Something like this had never been seen before in a “mainstream” movie (one of the reasons Hitchcock made Psycho independently and cheaply was because a studio would not have allowed its big star to be killed so early in the picture), but it was deliberate on Hitchcock’s part. He knew this choice would completely shock the audience and have them on edge for the rest of the movie because if the big star could be murdered so quickly and brutally, that meant anything could happen (It would be like going to an Indiana Jones movie and seeing Indy get killed by Nazis after the first action sequence).

“Well, that’s what life is like,” Hitchcock said about that choice. “Things happen out of the blue. You may say I’m going downtown to the movies, but on the way you might be killed. One must never set up a murder. They must happen unexpectedly, as in life.”

Hitchcock made it clear that there were certain rules that needed to be respected when making this type of movie: “When making a suspense picture, one must never confuse the audience. Always give them the fullest facts. Occasionally one even provides the audience with information the character doesn’t know (an example of this is in Vertigo when the audience learns Kim Novak’s true identity before Jimmy Stewart, the film’s star, does). That builds suspense as well. But one must always play fair with the audience. Take a look at Psycho a second time. It’s honest; you can check all the details; all the clues are provided during the picture.”

Some fun facts about the shower scene:

What makes the scene even more effective is Bernard Herrmann’s now classic score featuring the screeching violins, violas and cellos. Hitchcock originally didn’t want to use any music for the scene, but Herrmann (who composed a number of classic Hitchcock scores) begged the director to let him take a stab at it, so to speak. When Hitchcock saw how well the scene played with the music, he gave Hermann a fat raise.

Almost as famous as the murder is the scene’s penultimate shot—the camera starts on an extreme close up of Leigh’s eye and slowly moves out. This was intended to be one long shot and many people who have watched the film remember it as such, but there is one cut/insert that breaks up the scene. The reason? Leigh’s supposed to be dead, but unintentionally took a small breath in the middle of the shot forcing Hitchcock to cut away to the shower head for that one moment before cutting back to Leigh. But it’s so masterfully done, most viewers still register it as one shot.
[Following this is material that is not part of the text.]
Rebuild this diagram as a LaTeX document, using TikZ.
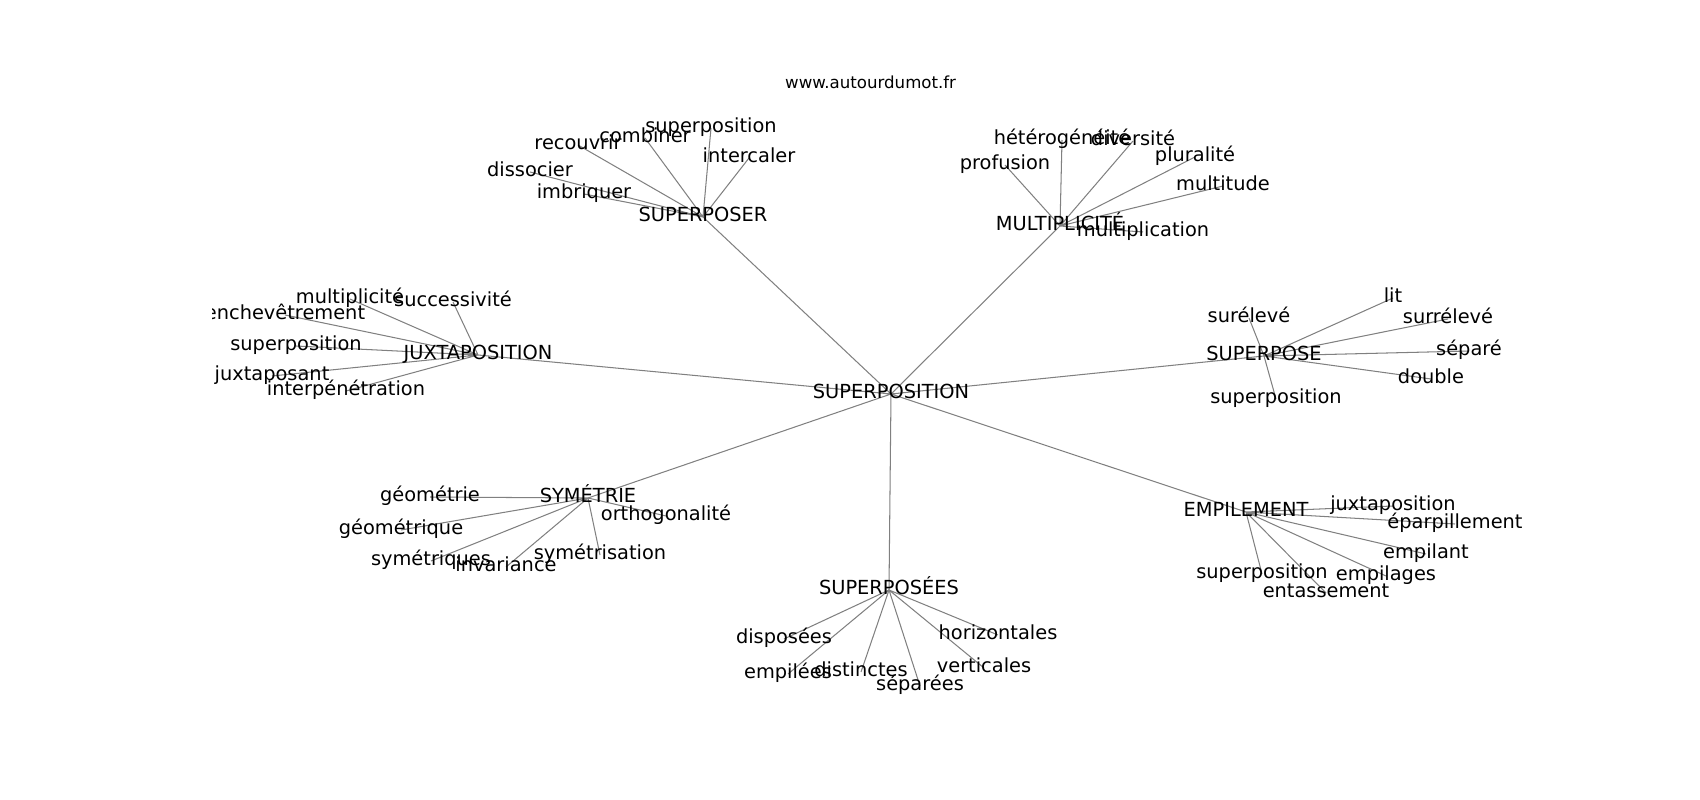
\documentclass[tikz,border=0pt]{standalone}
\usepackage{fontspec}
\setmainfont{DejaVu Sans}
\usetikzlibrary{backgrounds}

\begin{document}
\begin{tikzpicture}[x=0.01in,y=-0.01in,
  word/.style={font=\fontsize{14}{14}\selectfont,text height=0.86em,text depth=0.14em,inner sep=0pt},
  link/.style={gray,line width=0.75pt}]
\useasboundingbox (0,0) rectangle (1700,800);

\node[font=\fontsize{12}{12}\selectfont] (site) at (870.6,82) {www.autourdumot.fr};

\begin{scope}[shift={(0,2)}]
\clip (212.5,94) rectangle (1530,710);
\node[word] (superposition) at (891,392) {SUPERPOSITION};

% SUPERPOSER
\node[word] (superposer) at (703,215) {SUPERPOSER};
\node[word] (superposer-superposition) at (711,126) {superposition};
\node[word] (combiner) at (645,136) {combiner};
\node[word] (recouvrir) at (578,143) {recouvrir};
\node[word] (intercaler) at (749,156) {intercaler};
\node[word] (dissocier) at (530,170) {dissocier};
\node[word] (imbriquer) at (584,192) {imbriquer};

% MULTIPLICITE
\node[word] (multiplicite) at (1060,224) {MULTIPLICITÉ};
\node[word] (heterogeneite) at (1062,138) {hétérogénéité};
\node[word] (diversite) at (1133,139) {diversité};
\node[word] (profusion) at (1005,163) {profusion};
\node[word] (pluralite) at (1195,155) {pluralité};
\node[word] (multitude) at (1223,184) {multitude};
\node[word] (multiplication) at (1143,230) {multiplication};

% SUPERPOSE
\node[word] (superpose) at (1264,354) {SUPERPOSE};
\node[word] (sureleve) at (1249,316) {surélevé};
\node[word] (lit) at (1393,296) {lit};
\node[word] (surreleve) at (1448,317) {surrélevé};
\node[word] (separe) at (1469,349) {séparé};
\node[word] (double) at (1431,377) {double};
\node[word] (superpose-superposition) at (1276,397) {superposition};

% JUXTAPOSITION
\node[word] (juxtaposition) at (478,353) {JUXTAPOSITION};
\node[word] (juxta-multiplicite) at (350,297) {multiplicité};
\node[word] (successivite) at (453,300) {successivité};
\node[word] (enchevetrement) at (285,313) {enchevêtrement};
\node[word] (juxta-superposition) at (296,344) {superposition};
\node[word] (juxtaposant) at (272,374) {juxtaposant};
\node[word] (interpenetration) at (346,389) {interpénétration};

% SYMETRIE
\node[word] (symetrie) at (588,496) {SYMÉTRIE};
\node[word] (geometrie) at (430,495) {géométrie};
\node[word] (geometrique) at (401,528) {géométrique};
\node[word] (orthogonalite) at (666,514) {orthogonalité};
\node[word] (symetriques) at (431,559) {symétriques};
\node[word] (invariance) at (506,565) {invariance};
\node[word] (symetrisation) at (600,553) {symétrisation};

% SUPERPOSEES
\node[word] (superposees) at (889,588) {SUPERPOSÉES};
\node[word] (disposees) at (784,637) {disposées};
\node[word] (empilees) at (788,672) {empilées};
\node[word] (distinctes) at (861,670) {distinctes};
\node[word] (separees) at (920,684) {séparées};
\node[word] (horizontales) at (998,633) {horizontales};
\node[word] (verticales) at (984,666) {verticales};

% EMPILEMENT
\node[word] (empilement) at (1246,510) {EMPILEMENT};
\node[word] (empil-juxtaposition) at (1393,504) {juxtaposition};
\node[word] (eparpillement) at (1455,522) {éparpillement};
\node[word] (empilant) at (1426,552) {empilant};
\node[word] (empilages) at (1386,574) {empilages};
\node[word] (empil-superposition) at (1262,572) {superposition};
\node[word] (entassement) at (1326,591) {entassement};
\end{scope}

\begin{scope}[on background layer]
\draw[link] (superposition.center)--(superposer.center)
  (superposition.center)--(multiplicite.center)
  (superposition.center)--(superpose.center)
  (superposition.center)--(juxtaposition.center)
  (superposition.center)--(symetrie.center)
  (superposition.center)--(superposees.center)
  (superposition.center)--(empilement.center);

\draw[link] (superposer.center)--(superposer-superposition.center)
  (superposer.center)--(combiner.center)
  (superposer.center)--(recouvrir.center)
  (superposer.center)--(intercaler.center)
  (superposer.center)--(dissocier.center)
  (superposer.center)--(imbriquer.center);

\draw[link] (multiplicite.center)--(heterogeneite.center)
  (multiplicite.center)--(diversite.center)
  (multiplicite.center)--(profusion.center)
  (multiplicite.center)--(pluralite.center)
  (multiplicite.center)--(multitude.center)
  (multiplicite.center)--(multiplication.center);

\draw[link] (superpose.center)--(sureleve.center)
  (superpose.center)--(lit.center)
  (superpose.center)--(surreleve.center)
  (superpose.center)--(separe.center)
  (superpose.center)--(double.center)
  (superpose.center)--(superpose-superposition.center);

\draw[link] (juxtaposition.center)--(juxta-multiplicite.center)
  (juxtaposition.center)--(successivite.center)
  (juxtaposition.center)--(enchevetrement.center)
  (juxtaposition.center)--(juxta-superposition.center)
  (juxtaposition.center)--(juxtaposant.center)
  (juxtaposition.center)--(interpenetration.center);

\draw[link] (symetrie.center)--(geometrie.center)
  (symetrie.center)--(geometrique.center)
  (symetrie.center)--(orthogonalite.center)
  (symetrie.center)--(symetriques.center)
  (symetrie.center)--(invariance.center)
  (symetrie.center)--(symetrisation.center);

\draw[link] (superposees.center)--(disposees.center)
  (superposees.center)--(empilees.center)
  (superposees.center)--(distinctes.center)
  (superposees.center)--(separees.center)
  (superposees.center)--(horizontales.center)
  (superposees.center)--(verticales.center);

\draw[link] (empilement.center)--(empil-juxtaposition.center)
  (empilement.center)--(eparpillement.center)
  (empilement.center)--(empilant.center)
  (empilement.center)--(empilages.center)
  (empilement.center)--(empil-superposition.center)
  (empilement.center)--(entassement.center);
\end{scope}

\end{tikzpicture}
\end{document}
Even though Hitchcock claimed that nowhere does the knife actually touch the body, if you do a frame-by-frame analysis, there is one quick shot where the knife penetrates Leigh’s prosthetic torso.

The “blood” in the scene is actually chocolate syrup–chosen because the chocolate looked more like blood than actual blood did on black and white film. The sound of the knife going into Marion’s body was made by stabbing a knife into a melon.

Saul Bass, who designed many of Hitchcock’s opening title sequences (including the one for Psycho) publicly has stated that he directed the shower sequence with Hitchcock’s approval. But all of the surviving cast and crew members have argued that is false and that Hitchcock alone was responsible for the sequence.